EXERCISE GOAL> Only the lines from the start of the data through the line containing "const RY_MIN = -1, RY_MAX = 21;" should be written out, exactly as they are, with both ends included and the pictures left out.
--- Begin ---
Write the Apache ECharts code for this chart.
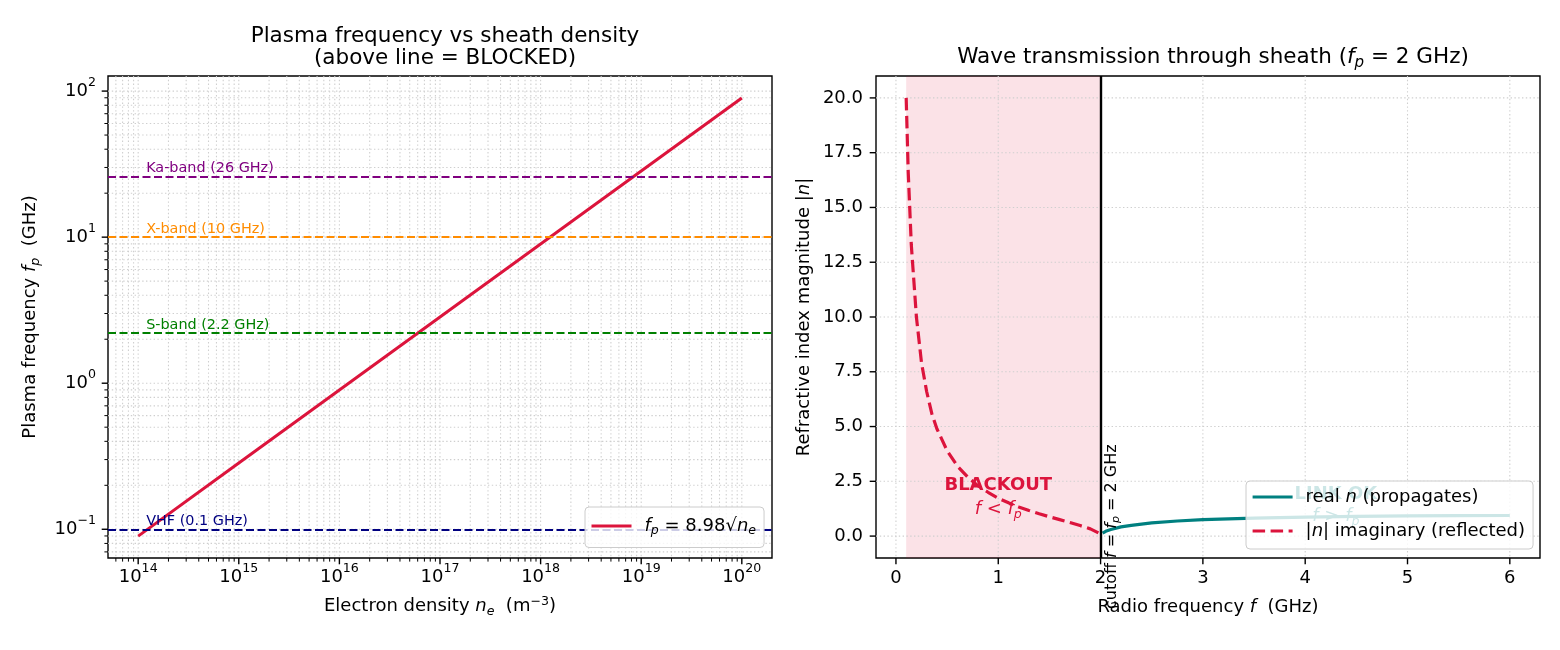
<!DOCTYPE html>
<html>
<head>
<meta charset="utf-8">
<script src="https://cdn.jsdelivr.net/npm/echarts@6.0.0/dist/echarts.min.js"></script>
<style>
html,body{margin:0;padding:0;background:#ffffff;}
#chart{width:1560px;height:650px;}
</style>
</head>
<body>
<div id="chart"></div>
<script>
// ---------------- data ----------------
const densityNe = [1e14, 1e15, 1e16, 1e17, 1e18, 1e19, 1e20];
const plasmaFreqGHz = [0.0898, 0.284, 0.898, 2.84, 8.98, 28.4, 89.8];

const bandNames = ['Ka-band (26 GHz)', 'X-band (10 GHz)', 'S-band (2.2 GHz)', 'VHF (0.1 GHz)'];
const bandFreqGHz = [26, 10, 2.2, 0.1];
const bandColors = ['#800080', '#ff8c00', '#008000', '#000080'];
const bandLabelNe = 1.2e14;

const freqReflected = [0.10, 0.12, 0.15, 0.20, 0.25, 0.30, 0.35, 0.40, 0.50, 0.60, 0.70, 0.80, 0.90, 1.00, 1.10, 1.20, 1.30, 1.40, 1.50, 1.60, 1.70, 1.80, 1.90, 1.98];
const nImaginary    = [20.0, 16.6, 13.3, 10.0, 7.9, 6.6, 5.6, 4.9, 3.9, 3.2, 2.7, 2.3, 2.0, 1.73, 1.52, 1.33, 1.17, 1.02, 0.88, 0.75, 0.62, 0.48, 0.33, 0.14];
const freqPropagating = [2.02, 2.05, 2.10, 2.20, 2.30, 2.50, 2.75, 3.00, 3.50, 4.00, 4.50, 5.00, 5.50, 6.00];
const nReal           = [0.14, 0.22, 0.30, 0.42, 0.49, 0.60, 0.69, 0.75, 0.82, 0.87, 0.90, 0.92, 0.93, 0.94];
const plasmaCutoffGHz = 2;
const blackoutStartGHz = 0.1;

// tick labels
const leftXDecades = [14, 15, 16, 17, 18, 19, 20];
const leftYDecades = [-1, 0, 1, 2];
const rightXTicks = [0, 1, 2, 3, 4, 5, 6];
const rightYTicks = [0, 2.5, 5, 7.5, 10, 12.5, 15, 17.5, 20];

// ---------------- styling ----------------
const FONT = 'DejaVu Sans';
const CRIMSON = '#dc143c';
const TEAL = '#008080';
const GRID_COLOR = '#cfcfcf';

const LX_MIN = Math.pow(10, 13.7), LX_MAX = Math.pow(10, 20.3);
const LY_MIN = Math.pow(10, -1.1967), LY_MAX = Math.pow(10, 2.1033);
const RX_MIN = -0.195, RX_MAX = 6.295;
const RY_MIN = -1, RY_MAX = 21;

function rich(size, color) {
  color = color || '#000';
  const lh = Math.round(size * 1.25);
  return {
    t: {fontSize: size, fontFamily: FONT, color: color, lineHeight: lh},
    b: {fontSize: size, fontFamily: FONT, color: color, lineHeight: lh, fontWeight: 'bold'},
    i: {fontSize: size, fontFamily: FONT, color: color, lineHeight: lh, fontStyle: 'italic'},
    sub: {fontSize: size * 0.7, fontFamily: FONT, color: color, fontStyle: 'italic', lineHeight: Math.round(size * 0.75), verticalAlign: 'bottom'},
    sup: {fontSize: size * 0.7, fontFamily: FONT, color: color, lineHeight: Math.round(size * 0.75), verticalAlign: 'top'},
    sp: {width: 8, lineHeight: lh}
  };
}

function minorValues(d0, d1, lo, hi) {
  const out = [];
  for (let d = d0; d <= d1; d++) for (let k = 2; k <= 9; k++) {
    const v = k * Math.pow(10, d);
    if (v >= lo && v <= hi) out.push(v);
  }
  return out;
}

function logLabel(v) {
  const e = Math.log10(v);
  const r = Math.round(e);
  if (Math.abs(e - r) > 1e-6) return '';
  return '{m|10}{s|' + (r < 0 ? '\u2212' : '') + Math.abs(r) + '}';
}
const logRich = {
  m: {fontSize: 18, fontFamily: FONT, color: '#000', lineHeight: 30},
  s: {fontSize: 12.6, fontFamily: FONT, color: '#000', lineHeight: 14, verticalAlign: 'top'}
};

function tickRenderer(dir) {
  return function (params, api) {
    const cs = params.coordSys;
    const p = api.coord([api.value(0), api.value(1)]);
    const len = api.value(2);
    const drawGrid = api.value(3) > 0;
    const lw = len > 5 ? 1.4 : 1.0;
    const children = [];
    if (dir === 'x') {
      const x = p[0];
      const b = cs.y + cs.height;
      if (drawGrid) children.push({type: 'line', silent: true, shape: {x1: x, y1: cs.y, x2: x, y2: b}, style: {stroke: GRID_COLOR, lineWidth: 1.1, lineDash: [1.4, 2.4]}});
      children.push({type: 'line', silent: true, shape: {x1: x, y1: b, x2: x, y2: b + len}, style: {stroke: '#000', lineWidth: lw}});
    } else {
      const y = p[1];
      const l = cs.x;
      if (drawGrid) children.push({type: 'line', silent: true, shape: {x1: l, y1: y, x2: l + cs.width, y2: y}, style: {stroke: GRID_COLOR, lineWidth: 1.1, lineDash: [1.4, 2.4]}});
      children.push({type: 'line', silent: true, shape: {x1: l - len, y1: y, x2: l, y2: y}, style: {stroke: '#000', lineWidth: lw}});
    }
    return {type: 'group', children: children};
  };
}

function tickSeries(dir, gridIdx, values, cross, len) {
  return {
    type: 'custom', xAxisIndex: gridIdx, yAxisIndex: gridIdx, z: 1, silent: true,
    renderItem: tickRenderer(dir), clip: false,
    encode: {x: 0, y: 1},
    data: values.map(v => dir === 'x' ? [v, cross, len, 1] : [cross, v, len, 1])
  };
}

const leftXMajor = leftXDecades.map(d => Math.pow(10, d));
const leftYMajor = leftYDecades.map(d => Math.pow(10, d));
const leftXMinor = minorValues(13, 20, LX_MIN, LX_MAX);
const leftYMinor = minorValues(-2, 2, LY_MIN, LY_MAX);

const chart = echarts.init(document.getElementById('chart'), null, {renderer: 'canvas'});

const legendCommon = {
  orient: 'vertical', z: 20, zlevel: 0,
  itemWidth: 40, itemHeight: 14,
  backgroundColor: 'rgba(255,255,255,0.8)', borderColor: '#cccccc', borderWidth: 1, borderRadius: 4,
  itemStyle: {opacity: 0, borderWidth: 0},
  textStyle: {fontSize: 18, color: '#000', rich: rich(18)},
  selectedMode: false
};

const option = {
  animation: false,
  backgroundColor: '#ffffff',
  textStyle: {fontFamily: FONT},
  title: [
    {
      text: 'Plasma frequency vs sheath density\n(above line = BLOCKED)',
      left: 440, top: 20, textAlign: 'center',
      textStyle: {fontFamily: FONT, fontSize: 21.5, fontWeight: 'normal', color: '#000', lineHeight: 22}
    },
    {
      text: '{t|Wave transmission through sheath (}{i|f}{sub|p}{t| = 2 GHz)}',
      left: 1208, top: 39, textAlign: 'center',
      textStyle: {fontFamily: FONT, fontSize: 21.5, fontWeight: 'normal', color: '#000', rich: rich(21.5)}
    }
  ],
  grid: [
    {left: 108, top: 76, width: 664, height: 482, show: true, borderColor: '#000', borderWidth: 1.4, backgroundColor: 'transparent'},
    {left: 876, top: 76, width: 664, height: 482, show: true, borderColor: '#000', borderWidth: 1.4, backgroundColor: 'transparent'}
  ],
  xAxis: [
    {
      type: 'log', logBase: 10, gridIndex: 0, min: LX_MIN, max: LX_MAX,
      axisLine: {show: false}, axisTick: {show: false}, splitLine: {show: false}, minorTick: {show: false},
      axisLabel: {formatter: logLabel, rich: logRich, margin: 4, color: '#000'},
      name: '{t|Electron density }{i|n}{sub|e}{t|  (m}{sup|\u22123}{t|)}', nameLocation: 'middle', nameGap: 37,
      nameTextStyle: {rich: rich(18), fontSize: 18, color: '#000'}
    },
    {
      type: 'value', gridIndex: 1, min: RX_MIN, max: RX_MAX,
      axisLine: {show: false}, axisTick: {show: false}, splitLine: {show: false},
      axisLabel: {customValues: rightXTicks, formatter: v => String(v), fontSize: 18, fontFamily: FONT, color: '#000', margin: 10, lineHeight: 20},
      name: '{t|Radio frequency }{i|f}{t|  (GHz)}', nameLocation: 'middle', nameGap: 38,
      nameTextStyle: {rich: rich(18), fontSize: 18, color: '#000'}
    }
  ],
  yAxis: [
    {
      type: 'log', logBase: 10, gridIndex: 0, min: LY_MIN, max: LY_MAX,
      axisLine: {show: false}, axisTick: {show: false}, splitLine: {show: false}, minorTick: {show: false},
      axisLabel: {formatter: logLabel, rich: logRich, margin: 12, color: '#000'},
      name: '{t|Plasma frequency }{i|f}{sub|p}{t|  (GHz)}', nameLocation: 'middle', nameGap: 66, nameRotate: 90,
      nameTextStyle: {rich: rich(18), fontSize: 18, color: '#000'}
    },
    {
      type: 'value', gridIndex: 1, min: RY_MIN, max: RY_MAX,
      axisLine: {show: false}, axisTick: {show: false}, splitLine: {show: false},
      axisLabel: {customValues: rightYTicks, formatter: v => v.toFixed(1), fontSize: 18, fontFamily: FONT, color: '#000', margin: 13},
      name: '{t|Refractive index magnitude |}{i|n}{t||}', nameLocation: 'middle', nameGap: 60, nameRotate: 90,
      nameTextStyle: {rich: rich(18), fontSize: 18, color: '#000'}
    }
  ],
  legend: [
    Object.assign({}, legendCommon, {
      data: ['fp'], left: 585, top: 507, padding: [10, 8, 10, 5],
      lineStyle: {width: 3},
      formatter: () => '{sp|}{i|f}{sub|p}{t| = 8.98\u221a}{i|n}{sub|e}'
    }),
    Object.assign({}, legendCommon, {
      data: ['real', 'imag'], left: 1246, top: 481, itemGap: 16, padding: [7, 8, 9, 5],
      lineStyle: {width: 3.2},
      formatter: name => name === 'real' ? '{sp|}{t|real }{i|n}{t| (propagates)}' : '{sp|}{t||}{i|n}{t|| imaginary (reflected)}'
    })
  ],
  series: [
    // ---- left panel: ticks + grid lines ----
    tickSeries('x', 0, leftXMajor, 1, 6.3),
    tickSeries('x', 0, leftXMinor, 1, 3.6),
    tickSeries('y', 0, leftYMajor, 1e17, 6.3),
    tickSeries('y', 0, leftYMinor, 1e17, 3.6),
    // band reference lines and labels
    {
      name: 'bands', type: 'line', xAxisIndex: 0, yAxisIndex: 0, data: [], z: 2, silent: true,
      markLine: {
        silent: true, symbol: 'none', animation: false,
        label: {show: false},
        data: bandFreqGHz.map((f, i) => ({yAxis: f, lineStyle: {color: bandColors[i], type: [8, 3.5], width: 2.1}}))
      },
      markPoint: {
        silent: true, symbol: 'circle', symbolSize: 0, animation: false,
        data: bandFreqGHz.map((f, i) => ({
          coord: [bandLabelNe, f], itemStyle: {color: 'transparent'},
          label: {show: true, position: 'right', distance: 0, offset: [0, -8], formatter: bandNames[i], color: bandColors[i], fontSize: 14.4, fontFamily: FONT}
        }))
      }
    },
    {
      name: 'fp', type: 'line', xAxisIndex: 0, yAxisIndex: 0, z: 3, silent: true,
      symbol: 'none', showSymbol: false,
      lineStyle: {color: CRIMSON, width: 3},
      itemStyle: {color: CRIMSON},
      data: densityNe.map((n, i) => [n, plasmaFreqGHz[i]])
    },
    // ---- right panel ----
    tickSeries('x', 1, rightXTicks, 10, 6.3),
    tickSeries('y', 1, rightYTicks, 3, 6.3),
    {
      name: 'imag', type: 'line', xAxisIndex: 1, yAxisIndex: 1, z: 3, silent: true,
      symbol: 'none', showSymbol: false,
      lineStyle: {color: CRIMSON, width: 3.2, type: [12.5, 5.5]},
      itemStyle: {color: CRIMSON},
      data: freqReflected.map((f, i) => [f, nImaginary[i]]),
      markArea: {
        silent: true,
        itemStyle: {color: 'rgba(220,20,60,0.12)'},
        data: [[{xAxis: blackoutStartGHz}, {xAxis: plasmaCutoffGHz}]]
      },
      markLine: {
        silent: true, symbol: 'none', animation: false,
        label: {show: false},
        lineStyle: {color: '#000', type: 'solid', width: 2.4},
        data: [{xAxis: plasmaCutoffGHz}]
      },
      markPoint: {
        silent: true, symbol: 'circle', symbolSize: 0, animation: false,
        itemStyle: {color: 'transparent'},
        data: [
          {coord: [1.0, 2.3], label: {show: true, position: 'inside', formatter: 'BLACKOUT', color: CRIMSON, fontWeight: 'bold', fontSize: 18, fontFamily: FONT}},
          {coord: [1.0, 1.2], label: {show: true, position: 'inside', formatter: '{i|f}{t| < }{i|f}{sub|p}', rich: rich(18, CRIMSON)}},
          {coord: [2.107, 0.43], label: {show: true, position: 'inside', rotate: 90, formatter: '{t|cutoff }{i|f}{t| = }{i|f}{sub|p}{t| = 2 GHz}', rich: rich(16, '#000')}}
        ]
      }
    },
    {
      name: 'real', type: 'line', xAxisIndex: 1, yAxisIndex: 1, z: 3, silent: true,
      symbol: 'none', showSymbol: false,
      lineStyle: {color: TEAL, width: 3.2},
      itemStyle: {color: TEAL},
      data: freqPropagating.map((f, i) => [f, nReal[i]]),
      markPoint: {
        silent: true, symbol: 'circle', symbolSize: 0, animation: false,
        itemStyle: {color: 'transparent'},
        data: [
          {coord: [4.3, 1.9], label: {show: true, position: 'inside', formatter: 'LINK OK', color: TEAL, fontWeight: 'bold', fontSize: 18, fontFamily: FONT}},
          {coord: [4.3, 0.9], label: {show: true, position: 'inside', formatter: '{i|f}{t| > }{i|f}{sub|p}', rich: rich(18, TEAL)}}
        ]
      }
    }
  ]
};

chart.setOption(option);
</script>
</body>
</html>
--- End ---
COMPLETED TASK>
Write the Apache ECharts code for this chart.
<!DOCTYPE html>
<html>
<head>
<meta charset="utf-8">
<script src="https://cdn.jsdelivr.net/npm/echarts@6.0.0/dist/echarts.min.js"></script>
<style>
html,body{margin:0;padding:0;background:#ffffff;}
#chart{width:1560px;height:650px;}
</style>
</head>
<body>
<div id="chart"></div>
<script>
// ---------------- data ----------------
const densityNe = [1e14, 1e15, 1e16, 1e17, 1e18, 1e19, 1e20];
const plasmaFreqGHz = [0.0898, 0.284, 0.898, 2.84, 8.98, 28.4, 89.8];

const bandNames = ['Ka-band (26 GHz)', 'X-band (10 GHz)', 'S-band (2.2 GHz)', 'VHF (0.1 GHz)'];
const bandFreqGHz = [26, 10, 2.2, 0.1];
const bandColors = ['#800080', '#ff8c00', '#008000', '#000080'];
const bandLabelNe = 1.2e14;

const freqReflected = [0.10, 0.12, 0.15, 0.20, 0.25, 0.30, 0.35, 0.40, 0.50, 0.60, 0.70, 0.80, 0.90, 1.00, 1.10, 1.20, 1.30, 1.40, 1.50, 1.60, 1.70, 1.80, 1.90, 1.98];
const nImaginary    = [20.0, 16.6, 13.3, 10.0, 7.9, 6.6, 5.6, 4.9, 3.9, 3.2, 2.7, 2.3, 2.0, 1.73, 1.52, 1.33, 1.17, 1.02, 0.88, 0.75, 0.62, 0.48, 0.33, 0.14];
const freqPropagating = [2.02, 2.05, 2.10, 2.20, 2.30, 2.50, 2.75, 3.00, 3.50, 4.00, 4.50, 5.00, 5.50, 6.00];
const nReal           = [0.14, 0.22, 0.30, 0.42, 0.49, 0.60, 0.69, 0.75, 0.82, 0.87, 0.90, 0.92, 0.93, 0.94];
const plasmaCutoffGHz = 2;
const blackoutStartGHz = 0.1;

// tick labels
const leftXDecades = [14, 15, 16, 17, 18, 19, 20];
const leftYDecades = [-1, 0, 1, 2];
const rightXTicks = [0, 1, 2, 3, 4, 5, 6];
const rightYTicks = [0, 2.5, 5, 7.5, 10, 12.5, 15, 17.5, 20];

// ---------------- styling ----------------
const FONT = 'DejaVu Sans';
const CRIMSON = '#dc143c';
const TEAL = '#008080';
const GRID_COLOR = '#cfcfcf';

const LX_MIN = Math.pow(10, 13.7), LX_MAX = Math.pow(10, 20.3);
const LY_MIN = Math.pow(10, -1.1967), LY_MAX = Math.pow(10, 2.1033);
const RX_MIN = -0.195, RX_MAX = 6.295;
const RY_MIN = -1, RY_MAX = 21;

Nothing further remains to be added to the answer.